En France, la question des personnes Trans est encore un sujet tabou, très mal documenté. Même si des avancées ont été réalisées d’un point de vue administratif et juridique, il reste encore beaucoup d’inconnues quant à leur situation d’un point de vue sanitaire et social. Actuellement, il n’existe pas de données précises sur le nombre de personnes Trans en France et sur leurs caractéristiques socio-démographiques. L’absence de ces données maintient leur invisibilité dans la vie sociale et contribue à leur stigmatisation. Etre une personne Trans dans notre société renvoie à de nombreuses barrières sociales qui, pour les personnes Trans séropositives, se cumulent probablement de surcroît au poids de l’infection à VIH. Malgré les avancées en terme de prévention, dépistage, et traitement, le retentissement de la maladie VIH reste toujours très présent dans la vie des personnes séropositives. Nous savons, qu’encore aujourd’hui, les personnes vivant avec le VIH sont marquées par de multiples formes de discrimination qui entravent l’accomplissement de leur projet de vie. Les questions liées au vécu et à l’impact de la séropositivité chez les personnes Trans reste encore très peu étudié.
L’objectif principal de cette recherche est d’identifier les situations de vulnérabilités, personnelle et sociale, des personnes trans vivant avec le VIH, les obstacles à leur prise en charge médicale et leurs besoins de santé.
Le projet Trans&VIH est basé sur une enquête nationale exhaustive auprès de l’ensemble des personnes trans séropositives suivies dans 53 services VIH en France. Ce projet, construit à l'issue du contrat d'initiation Trans&VIH ANRS 95040, est une recherche communautaire dont le caractère innovant repose à la fois sur son objectif, qui nous permettra de mieux connaitre une population jusque-là invisible et ses besoins en matière de santé, et sur sa méthodologie qui associe des personnes trans séropositives à toutes les étapes du projet. L’enquête sera composée de deux volets (quantitatif et qualitatif) ; le volet quantitatif permettra de recueillir les informations socio-comportementales sur les M to-F (Masculin vers Féminin) (n=762) à l’aide d’un questionnaire et d’une grille biographique, des informations médicales (fiche médicale), des données sur les services hospitaliers notamment à propos des ressources techniques et humaines (fiche centre). Le volet qualitatif permettra, lui, de recueillir des informations fines auprès des quelques F-to-M (Féminin vers Masculin) séropositifs (n=13) identifiés dans ces mêmes services.
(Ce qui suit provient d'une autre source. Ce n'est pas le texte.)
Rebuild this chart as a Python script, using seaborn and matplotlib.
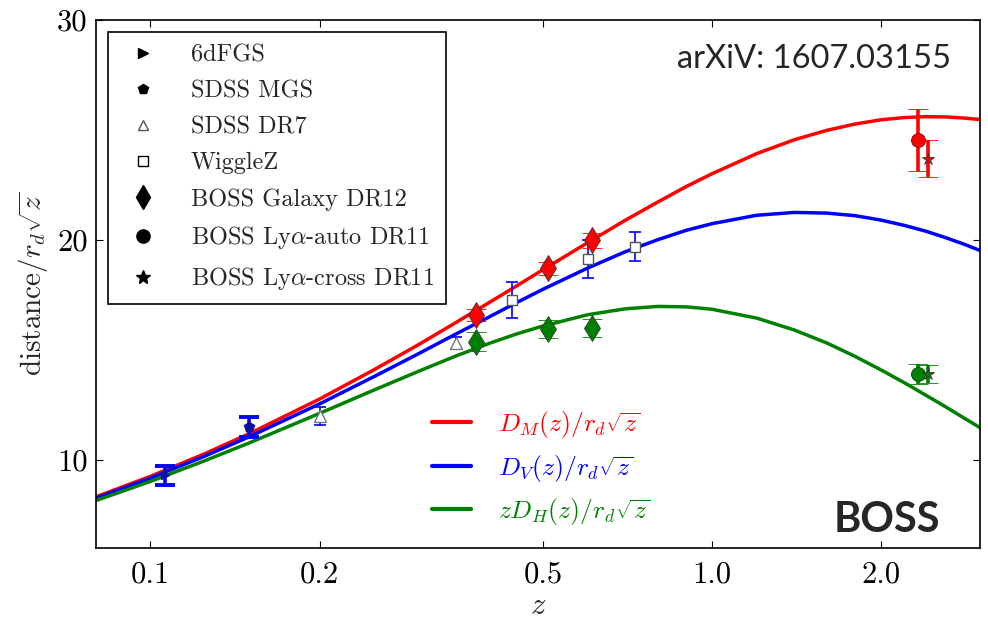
import matplotlib
matplotlib.use("Agg")
import matplotlib.pyplot as plt
from matplotlib.lines import Line2D
import seaborn as sns
import pandas as pd

# Model curves (distance / r_d sqrt(z)) sampled along z
z_curve = [0.08, 0.1, 0.125, 0.15, 0.2, 0.25, 0.3, 0.35, 0.4, 0.45, 0.5, 0.6, 0.7,
           0.8, 0.9, 1.0, 1.2, 1.4, 1.6, 1.8, 2.0, 2.2, 2.4, 2.6, 2.8, 3.0]
dm_curve = [8.33, 9.26, 10.29, 11.2, 12.77, 14.1, 15.24, 16.25, 17.14, 17.93, 18.65,
            19.87, 20.89, 21.72, 22.43, 23.01, 23.92, 24.55, 24.98, 25.27, 25.46,
            25.56, 25.6, 25.59, 25.54, 25.47]
dv_curve = [8.27, 9.18, 10.18, 11.06, 12.55, 13.79, 14.83, 15.73, 16.49, 17.17, 17.76,
            18.72, 19.46, 20.01, 20.44, 20.74, 21.12, 21.25, 21.22, 21.1, 20.9,
            20.66, 20.4, 20.11, 19.82, 19.52]
dh_curve = [8.16, 9.03, 9.97, 10.78, 12.12, 13.18, 14.03, 14.73, 15.29, 15.74, 16.09,
            16.6, 16.87, 16.98, 16.96, 16.85, 16.45, 15.91, 15.32, 14.7, 14.09,
            13.51, 12.95, 12.43, 11.93, 11.47]

# BAO measurements
z_6df, dv_6df, dv_6df_err = [0.106], [9.3], [0.42]
z_mgs, dv_mgs, dv_mgs_err = [0.15], [11.5], [0.45]
z_dr7, dv_dr7, dv_dr7_err = [0.2, 0.35], [12.0, 15.33], [0.39, 0.27]
z_wig, dv_wig, dv_wig_err = [0.44, 0.6, 0.73], [17.27, 19.14, 19.7], [0.83, 0.85, 0.67]
z_dr12 = [0.38, 0.51, 0.61]
dm_dr12, dm_dr12_err = [16.59, 18.71, 19.98], [0.28, 0.31, 0.34]
dh_dr12, dh_dr12_err = [15.38, 15.95, 16.0], [0.43, 0.42, 0.42]
z_lya_auto, dm_lya_auto, dm_lya_auto_err = [2.33], [24.55], [1.41]
dh_lya_auto, dh_lya_auto_err = [13.9], [0.45]
z_lya_cross, dm_lya_cross, dm_lya_cross_err = [2.42], [23.7], [0.86]
dh_lya_cross, dh_lya_cross_err = [13.92], [0.42]

x_ticks = [0.1, 0.2, 0.5, 1.0, 2.0]
x_ticklabels = ["0.1", "0.2", "0.5", "1.0", "2.0"]
y_ticks = [10, 20, 30]

curve_labels = [r"$D_M(z)/r_d\sqrt{z}$", r"$D_V(z)/r_d\sqrt{z}$", r"$zD_H(z)/r_d\sqrt{z}$"]
survey_labels = ["6dFGS", "SDSS MGS", "SDSS DR7", "WiggleZ", "BOSS Galaxy DR12",
                 r"BOSS Ly$\alpha$-auto DR11", r"BOSS Ly$\alpha$-cross DR11"]

RED, BLUE, GREEN = "#ff0000", "#0000ff", "#008000"

sns.set_style("ticks")
plt.rcParams["font.family"] = ["cmr10", "DejaVu Serif"]
plt.rcParams["mathtext.fontset"] = "cm"
plt.rcParams["axes.formatter.use_mathtext"] = True

fig = plt.figure(figsize=(9.88, 6.2), dpi=100)
ax = fig.add_axes([0.0972, 0.116, 0.8948, 0.852])
ax.set_xscale("log")

curves = pd.DataFrame({
    "z": z_curve * 3,
    "value": dm_curve + dv_curve + dh_curve,
    "kind": [curve_labels[0]] * len(z_curve) + [curve_labels[1]] * len(z_curve)
            + [curve_labels[2]] * len(z_curve),
})
sns.lineplot(data=curves, x="z", y="value", hue="kind",
             palette=[RED, BLUE, GREEN], linewidth=2.5, ax=ax, legend=False,
             zorder=2)

thick = dict(elinewidth=2.6, capsize=7, capthick=2.8, linestyle="none", zorder=4)
thin = dict(elinewidth=1.2, capsize=4.5, capthick=1.2, linestyle="none", zorder=3)

ax.errorbar(z_6df, dv_6df, yerr=dv_6df_err, fmt=">", color=BLUE,
            mfc="#1010a0", mec="#1010a0", ms=6, **thick)
ax.errorbar(z_mgs, dv_mgs, yerr=dv_mgs_err, fmt="p", color=BLUE,
            mfc="#1010a0", mec="#1010a0", ms=7, **thick)
ax.errorbar(z_dr7, dv_dr7, yerr=dv_dr7_err, fmt="^", color=BLUE,
            mfc="white", mec="#777777", ms=8, **thin)
ax.errorbar(z_wig, dv_wig, yerr=dv_wig_err, fmt="s", color=BLUE,
            mfc="white", mec="#555555", ms=7, **thin)
ax.errorbar(z_dr12, dm_dr12, yerr=dm_dr12_err, fmt="d", color=RED,
            mfc=RED, mec="#333333", mew=0.6, ms=13, **thick)
ax.errorbar(z_dr12, dh_dr12, yerr=dh_dr12_err, fmt="d", color=GREEN,
            mfc=GREEN, mec="#333333", mew=0.6, ms=13, **thick)
ax.errorbar(z_lya_auto, dm_lya_auto, yerr=dm_lya_auto_err, fmt="o", color=RED,
            mfc=RED, mec="#7a0000", mew=0.6, ms=10, **thick)
ax.errorbar(z_lya_auto, dh_lya_auto, yerr=dh_lya_auto_err, fmt="o", color=GREEN,
            mfc=GREEN, mec="#004000", mew=0.6, ms=10, **thick)
ax.errorbar(z_lya_cross, dm_lya_cross, yerr=dm_lya_cross_err, fmt="*", color=RED,
            mfc=RED, mec="#333333", mew=0.6, ms=9, **thick)
ax.errorbar(z_lya_cross, dh_lya_cross, yerr=dh_lya_cross_err, fmt="*", color=GREEN,
            mfc=GREEN, mec="#333333", mew=0.6, ms=9, **thick)

ax.set_xlim(0.08, 3.0)
ax.set_ylim(6, 30)
ax.set_xticks(x_ticks)
ax.set_xticklabels(x_ticklabels)
ax.xaxis.set_minor_locator(matplotlib.ticker.NullLocator())
ax.set_yticks(y_ticks)
ax.set_yticklabels([str(v) for v in y_ticks])
ax.tick_params(axis="both", which="major", direction="in", length=5, width=0.8,
               top=True, right=True, labelsize=22, colors="black")
ax.tick_params(axis="x", pad=9)
ax.tick_params(axis="y", pad=6)
for sp in ax.spines.values():
    sp.set_visible(True)
    sp.set_color("black")
    sp.set_linewidth(1.2)

ax.set_xlabel(r"$z$", fontsize=22, labelpad=3)
ax.set_ylabel(r"distance$/r_d\sqrt{z}$", fontsize=21, labelpad=5)

# Survey legend (black markers)
survey_handles = [
    Line2D([], [], ls="none", marker=">", color="black", ms=7),
    Line2D([], [], ls="none", marker="p", color="black", ms=7),
    Line2D([], [], ls="none", marker="^", mfc="white", mec="#555555", ms=7),
    Line2D([], [], ls="none", marker="s", mfc="white", mec="black", ms=7),
    Line2D([], [], ls="none", marker="d", color="black", ms=12),
    Line2D([], [], ls="none", marker="o", color="black", ms=9.5),
    Line2D([], [], ls="none", marker="*", color="black", ms=10),
]
leg1 = ax.legend(survey_handles, survey_labels, loc="upper left",
                 bbox_to_anchor=(0.0136, 0.977), borderaxespad=0, fontsize=17.5,
                 frameon=True, fancybox=False, edgecolor="black", framealpha=1,
                 handletextpad=1.0, labelspacing=0.57, borderpad=0.5,
                 handlelength=1.9)
leg1.get_frame().set_linewidth(1.2)
ax.add_artist(leg1)

curve_handles = [Line2D([], [], color=c, lw=3) for c in (RED, BLUE, GREEN)]
leg2 = ax.legend(curve_handles, curve_labels, loc="lower left",
                 bbox_to_anchor=(0.3627, 0.01), borderaxespad=0.2, fontsize=18.5,
                 frameon=False, labelcolor="linecolor", handlelength=1.52,
                 handletextpad=1.05, labelspacing=0.5)

ax.text(0.9675, 0.925, "arXiV: 1607.03155", transform=ax.transAxes,
        ha="right", va="center", fontsize=23.5, family=["Lato", "DejaVu Sans"])
ax.text(0.955, 0.03, "BOSS", transform=ax.transAxes, ha="right", va="baseline",
        fontsize=30, fontweight="bold", family=["Lato", "DejaVu Sans"])

fig.savefig("out.png", dpi=100)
La collecte de données s’est terminée en juillet 2022. Au total, 232 centres ont été contactés. 54 centres ont déclaré suivre au moins une personne Trans. Parmi les 42 centres ayant eu une mise en place, 36 centres ont inclus au moins une personne. Sur les 777 personnes Trans suivies dans les 36 centres participants, 536 ont répondu à l’enquête et 506 ont eu 3 questionnaires complets. Elles ont 43 ans en médiane et sont pour 86% d’origine étrangère.
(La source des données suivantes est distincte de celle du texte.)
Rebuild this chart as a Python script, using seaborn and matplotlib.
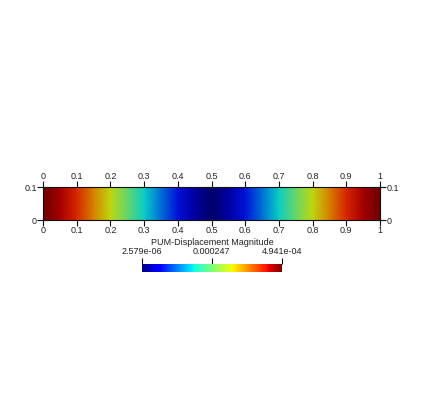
import numpy as np
import seaborn as sns
import matplotlib.pyplot as plt
from matplotlib.colors import ListedColormap, Normalize
from matplotlib.cm import ScalarMappable

# displacement magnitude (constant in y)
x_pos = [0.0, 0.05, 0.1, 0.15, 0.2, 0.25, 0.3, 0.35, 0.4, 0.45, 0.5,
         0.55, 0.6, 0.65, 0.7, 0.75, 0.8, 0.85, 0.9, 0.95, 1.0]
magnitude = [4.941e-4, 4.64e-4, 4.25e-4, 3.71e-4, 3.11e-4, 2.47e-4, 1.83e-4,
             1.28e-4, 0.74e-4, 0.30e-4, 0.026e-4,
             0.30e-4, 0.74e-4, 1.28e-4, 1.83e-4, 2.47e-4, 3.11e-4, 3.71e-4,
             4.25e-4, 4.64e-4, 4.941e-4]
y_pos = [0.0, 0.1]
x_ticks = [0, 0.1, 0.2, 0.3, 0.4, 0.5, 0.6, 0.7, 0.8, 0.9, 1]
x_tick_labels = ['0', '0.1', '0.2', '0.3', '0.4', '0.5', '0.6', '0.7', '0.8', '0.9', '1']
y_ticks = [0, 0.1]
y_tick_labels = ['0', '0.1']
cbar_ticks = [2.579e-06, 0.000247, 4.941e-04]
cbar_tick_labels = ['2.579e-06', '0.000247', '4.941e-04']
cbar_title = 'PUM-Displacement Magnitude'

sns.set_style('white')
plt.rcParams['font.family'] = ['Liberation Sans', 'DejaVu Sans']
text_col = '#222222'
fs = 6.5

fig = plt.figure(figsize=(4.23, 4.08), dpi=100)
W, H = 423, 408

jet = plt.get_cmap('jet')
# surface is lit in the render, so it looks a bit darker than the legend
lit = jet(np.linspace(0, 1, 256))
lit[:, :3] *= 0.84
lit_cmap = ListedColormap(lit)
norm = Normalize(vmin=cbar_ticks[0], vmax=cbar_ticks[-1])

ax = fig.add_axes([43 / W, (H - 220) / H, 337 / W, 33 / H])
X, Y = np.meshgrid(x_pos, y_pos)
Z = np.vstack([magnitude, magnitude])
ax.pcolormesh(X, Y, Z, cmap=lit_cmap, norm=norm, shading='gouraud')
ax.set_xlim(0, 1)
ax.set_ylim(0, 0.1)
ax.set_xticks(x_ticks)
ax.set_xticklabels(x_tick_labels)
ax.set_yticks(y_ticks)
ax.set_yticklabels(y_tick_labels)
ax.tick_params(axis='both', which='both', direction='inout', length=8, width=0.8,
               color='#111111', labelsize=fs, labelcolor=text_col, pad=0.5,
               top=True, bottom=True, left=True, right=True,
               labeltop=True, labelbottom=True, labelleft=True, labelright=True)
for sp in ax.spines.values():
    sp.set_visible(True)
    sp.set_color('#111111')
    sp.set_linewidth(0.8)

cax = fig.add_axes([142 / W, (H - 272) / H, 140 / W, 8 / H])
cb = fig.colorbar(ScalarMappable(norm=norm, cmap=jet), cax=cax,
                  orientation='horizontal', ticks=cbar_ticks)
cb.outline.set_visible(False)
cax.xaxis.set_ticks_position('top')
cax.xaxis.set_label_position('top')
cax.set_xticklabels(cbar_tick_labels)
cax.tick_params(axis='x', direction='out', length=4, width=0.8, color='#111111',
                labelsize=fs, labelcolor=text_col, pad=2)
cax.set_xlabel(cbar_title, fontsize=fs, color=text_col, labelpad=1.5)

fig.savefig('out.png', dpi=100, facecolor='white')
Les premiers résultats permettent de montrer que près des deux tiers des personnes interrogées ont été diagnostiquées séropositives après avoir migré de leur pays d'origine, soit en France, soit dans d'autres pays européens. Malgré la grande précarité de la situation sociale en France, l'accès aux soins pour les personnes vivant avec le VIH est relativement bon, mais la prévalence des tentatives de suicide est préoccupante. De plus, l'accès aux droits des femmes n'est pas assuré. Des analyses complémentaires sont en cours permettant de décrire le profil des personnes trans ayant subi des violences, ainsi que l’état dépressif au moment de l’enquête.